Opposition groups, civil society activists, and regional elites frame opacity as betrayal. Even acquittals and reversals do little to rebuild trust once border issues are securitised in public discourse. Stability, paradoxically, constrains flexibility.
Uzbekistan’s politics under Shavkat Mirziyoyev point in the opposite direction but end in a similar bind. Reformist rhetoric and regional outreach enjoy broad support, yet local officials and conservative constituencies resist any narrative of territorial loss. Polls favour cooperation; memory favours grievance.
Authoritarian capacity allows leaders to sign deals. It does not guarantee social consent. That gap explains why compromise is possible - but never cost-free.
The Risks: Potential for Miscalculation and Spillover
The principal risks no longer stem from state ambition but from local friction. Water allocation, access routes, and routine patrols remain flashpoints where misunderstanding can escalate faster than diplomacy can respond. The Fergana Valley’s dense intermixing of communities magnifies small incidents into symbolic confrontations.
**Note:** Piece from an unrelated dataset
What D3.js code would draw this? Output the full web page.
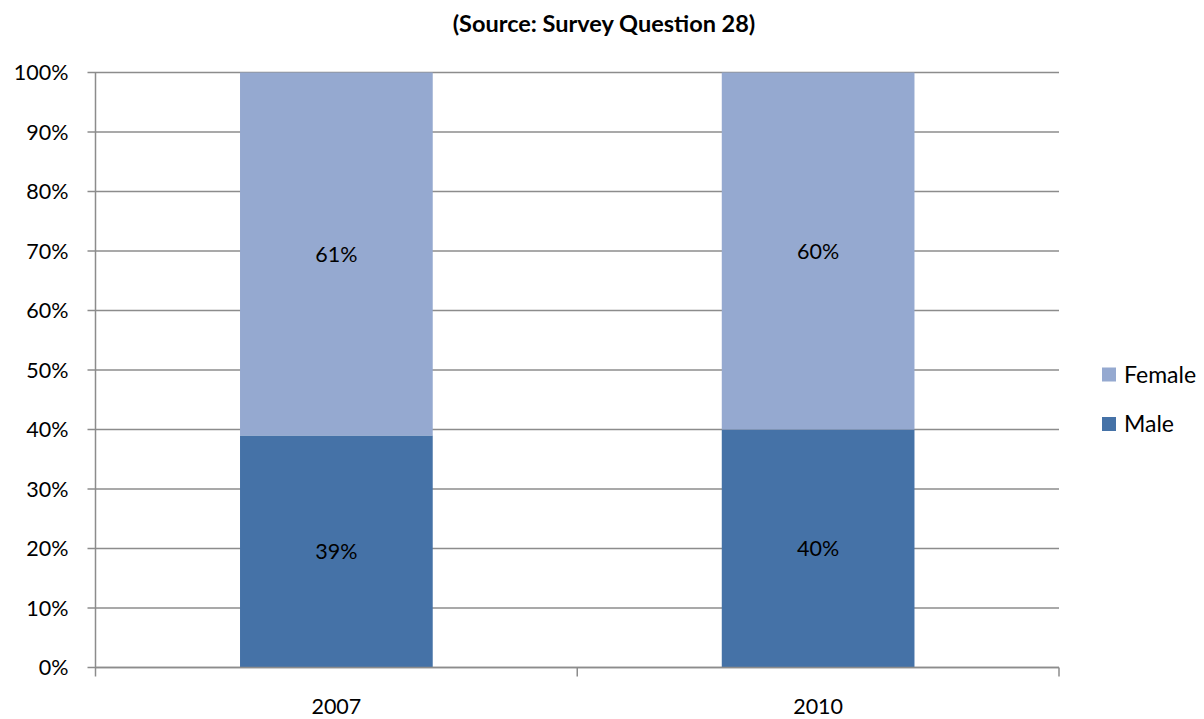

Spillover would be economic before it was military: border closures, disrupted markets, labour displacement. In more extreme scenarios, non-state actors could exploit unrest, inviting external mediation and complicating already fragile security balances.
That said, the risk environment has shifted. Trade ties are deeper, communication channels more routine, and precedents for negotiation well established. The calm following the 2025 trijunction agreement suggests not harmony - but learning.
Future Prospects: The Most Likely Trajectories
The most likely trajectory is dull - and that is precisely the point. Ungar-Too will remain under Kyrgyz administration, governed by access protocols rather than sovereignty disputes. Incremental cooperation - joint maintenance, shared water management, upgraded communications - is more plausible than renewed confrontation.
Shocks remain possible. Leadership transitions, economic downturns, or climate-driven water stress could reopen dormant tensions. Yet even these pressures are more likely to deepen coordination than unravel it, as scarcity increasingly demands collective management.
In historical terms, Ungar-Too will not be remembered as a decisive conflict. It will matter as a case study in how Central Asia is learning to live with the borders it inherited - imperfectly, pragmatically, and without the illusion that settlement means resolution.